3 thoughts on “Basics and Self-Introduction

  1. Leah says:

    Hello Eyelean,
    First of all, thanks so much for sharing so much information about the trials and tribulations to teaching English in France as an American. It’s not an easy route and the more information out there is to the benefit of all of us!!

    I have a some small questions for you when you have a moment. I’m an American like you, and would like to try my hand at teaching English in France. I am considering taking a TEFL course, as I don’t have a teaching background of any kind. In case it’s useful to know, I have a bachelor’s degree in Communications and a Master’s degree in Poli Sci from the University of North Carolina at Chapel Hill. I also have another Master’s in Environmental Sciences from King’s college London.

    I am thinking that if I get TELF certified, it will perhaps help me get my foot in the door for tutoring and/or teaching at private schools, so that I can at least see if I enjoy teaching English language classes and living in France on a more permanent basis.
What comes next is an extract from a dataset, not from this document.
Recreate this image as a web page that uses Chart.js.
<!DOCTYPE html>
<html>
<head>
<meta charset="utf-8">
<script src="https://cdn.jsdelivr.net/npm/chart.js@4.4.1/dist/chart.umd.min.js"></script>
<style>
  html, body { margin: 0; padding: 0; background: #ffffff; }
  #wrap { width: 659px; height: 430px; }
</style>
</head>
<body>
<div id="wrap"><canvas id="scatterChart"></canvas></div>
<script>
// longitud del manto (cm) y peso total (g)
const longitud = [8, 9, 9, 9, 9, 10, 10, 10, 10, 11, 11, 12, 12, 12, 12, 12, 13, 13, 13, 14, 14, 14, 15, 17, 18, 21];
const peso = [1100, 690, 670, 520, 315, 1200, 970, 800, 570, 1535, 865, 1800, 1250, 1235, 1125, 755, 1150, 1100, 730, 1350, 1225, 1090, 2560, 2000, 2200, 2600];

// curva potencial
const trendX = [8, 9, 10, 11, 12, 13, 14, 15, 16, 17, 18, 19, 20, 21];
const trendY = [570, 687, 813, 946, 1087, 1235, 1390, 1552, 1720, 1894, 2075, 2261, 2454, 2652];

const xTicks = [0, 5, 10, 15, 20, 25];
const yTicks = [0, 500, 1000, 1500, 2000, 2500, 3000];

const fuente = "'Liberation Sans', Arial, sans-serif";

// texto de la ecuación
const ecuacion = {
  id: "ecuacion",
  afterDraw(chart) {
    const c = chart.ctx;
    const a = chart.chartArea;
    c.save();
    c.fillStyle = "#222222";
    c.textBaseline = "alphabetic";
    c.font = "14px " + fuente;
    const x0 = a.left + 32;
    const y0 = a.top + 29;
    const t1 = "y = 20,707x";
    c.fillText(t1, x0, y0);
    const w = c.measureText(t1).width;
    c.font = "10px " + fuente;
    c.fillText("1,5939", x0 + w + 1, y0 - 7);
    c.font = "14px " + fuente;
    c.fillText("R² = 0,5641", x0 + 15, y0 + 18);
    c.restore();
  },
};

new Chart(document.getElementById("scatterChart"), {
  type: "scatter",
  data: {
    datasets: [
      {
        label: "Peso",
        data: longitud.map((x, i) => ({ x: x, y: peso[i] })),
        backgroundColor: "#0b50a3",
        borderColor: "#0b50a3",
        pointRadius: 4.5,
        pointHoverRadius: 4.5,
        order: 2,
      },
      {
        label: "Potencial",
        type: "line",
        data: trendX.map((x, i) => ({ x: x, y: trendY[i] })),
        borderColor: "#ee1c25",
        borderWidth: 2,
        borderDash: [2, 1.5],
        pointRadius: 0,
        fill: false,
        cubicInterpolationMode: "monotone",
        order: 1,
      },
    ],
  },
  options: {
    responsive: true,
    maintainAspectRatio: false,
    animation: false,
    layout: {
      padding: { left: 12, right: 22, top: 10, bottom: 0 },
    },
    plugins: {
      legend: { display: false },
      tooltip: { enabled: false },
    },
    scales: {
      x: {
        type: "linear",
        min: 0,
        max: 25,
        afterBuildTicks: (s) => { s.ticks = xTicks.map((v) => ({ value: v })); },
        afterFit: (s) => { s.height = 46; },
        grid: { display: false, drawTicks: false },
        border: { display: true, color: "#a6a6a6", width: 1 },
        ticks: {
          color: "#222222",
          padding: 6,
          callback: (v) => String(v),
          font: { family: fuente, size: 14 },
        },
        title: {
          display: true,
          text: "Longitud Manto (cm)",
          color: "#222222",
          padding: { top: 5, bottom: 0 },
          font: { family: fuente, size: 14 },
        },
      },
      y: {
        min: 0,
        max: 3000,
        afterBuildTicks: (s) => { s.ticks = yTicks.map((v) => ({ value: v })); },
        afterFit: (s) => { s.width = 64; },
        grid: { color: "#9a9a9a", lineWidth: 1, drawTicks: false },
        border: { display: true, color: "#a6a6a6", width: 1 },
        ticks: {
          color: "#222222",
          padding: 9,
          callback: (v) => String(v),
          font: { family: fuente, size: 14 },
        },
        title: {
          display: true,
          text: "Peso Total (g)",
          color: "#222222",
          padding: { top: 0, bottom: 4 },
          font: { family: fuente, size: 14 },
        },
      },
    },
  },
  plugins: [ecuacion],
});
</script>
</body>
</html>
In addition, I’m hoping it will help to improve my French, as right now I’m at the B1 level (as in the DELF B1) but know that I if I want to get serious about teaching English in France, my level of French needs to improve dramatically. Also, I am nearly 30, I’ve looked into the teaching assistance opportunities through the French government, but it appears that I’m too old for that. Finally, just to let you know, I lived in Brussels for 1.5 years working as a consultant, so I am aware of at least some of the obstacles of living and working in the EU as an American.

    My question for you is two fold and rather future-oriented. First, you mention that from now on in order to pass the CAPES, you must have a Master’s degree, typically the MEF, but other master’s degrees are possible. Do you have any clue if they’d consider Master’s degrees that don’t have to do with teaching? Secondly, since you’ve succeeding in passing the CAPES, do you think having a master’s degree in teaching a foreign language gave you an extra advantage? In other words, is it rather impossible to think that someone like myself (even if non-teaching master’s degrees were accepted for the CAPES) could ever pass a test like the CAPES and eventually get a decent job teaching English within one of the French school systems without the training and experience that you’ve had?

    I’d really appreciate your thoughts on the matter, and of course, would be thankful for any other advice you have to give about teaching English in France…especially with only a TEFL certification if you happen to know about it.

    Thanks a lot in advance,

    • Hi Helen. I had mixed feelings about the CNED—some correctors were helpful, some useless. The forums were reassuring. I still think it’s worth it if you have no other classes for it and/or are foreign to the French concours and university system.